Due to the risks of investing in Indonesia, iNVEZZ felt it pertinent to take an objective and detailed look at the country’s business environment and judicial system.
London, UK (PRWEB UK) 28 November 2012
Indonesia, an Asian country with large, untapped natural resources and stable economic growth, has big aspirations to climb from its current 17th spot into the top 10 world economies by 2025, and into the top five by 2040. With such ambitions, Indonesia is keen to welcome direct foreign investment and encourage capital flow into the country. Yet, iNVEZZ sounds a note of caution to anyone considering an overseas investment in this Asian state. Due to the risks of investing in Indonesia, iNVEZZ felt it pertinent to take an objective and detailed look at the country’s business environment and judicial system. The investors’ portal has recently published an analysis entitled “Investment in Indonesia – Let’s Be Careful Out There” by Franc Quin, pointing out some potential hazards of this investment destination.
Outlining the riskier dimensions of the otherwise compelling Indonesia investment case, Quin writes: “it’s one thing for a foreign investor to spot a potentially lucrative investment in Indonesia’s minerals, oil or real estate and to cosy up over coffee with some local partners having – or claiming to have – the necessary political and bureaucratic connections to get the venture up and running. It’s quite another though to secure a watertight legal relationship which will sternly but fairly govern when things turn sour. And another thing again to insulate against a change in sentiment towards your venture at some point down the track.”
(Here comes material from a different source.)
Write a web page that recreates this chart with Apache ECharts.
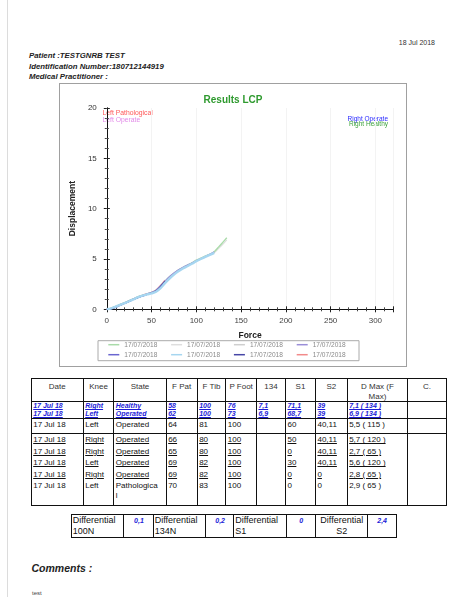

Going into detail and describing the exact problems particular foreign investors have experienced in Indonesia, Quin provides readers with a recent example of an Indonesia investment case. The author of the editorial points at Intrepid Mines Ltd of Australia which has been elbowed out of its flagship mining project in Indonesia by local business interests operating in the shadows. As Quin notes, Indonesian company PT Indo Multi Niaga, the minority partner of the Australian miner, with a 20 per cent stake in the joint-venture project, “appeared on the scene and ordered a shut-down with immediate effect.” While unallowable in the western investment world, the imposed will of the minority stakeholder showcases one of the dangers of operating a business in Indonesia, the editorial outlines.
Moving on from the example, yet not far from the topic, Quin also reveals some additional information in regards to the mining industry, and more specifically the government law in terms of mining investment in Indonesia. Pointing at some particular restrictions imposed by the Indonesian government and remarking that “the prospect of a country’s government intervening in some way in the affairs of private sector entities operating in that country is known as ‘sovereign risk’,” the author of the analysis outlines that Indonesia lacks “open and accountable government”-- a crucial element for a country which aims to not just attract one-off foreign capital, but build a reputation as an attractive and lucrative investment destination.
Whether Indonesia’s policy towards foreign investors in the country is “Narrow-minded nationalism or (a) cunning plan” is the question Quin looks at in the final part of his analysis. The author of the iNVEZZ editorial concludes that whether Indonesia will succeed “to reap the benefits of foreign investment in Indonesia on local terms - remains to be seen.”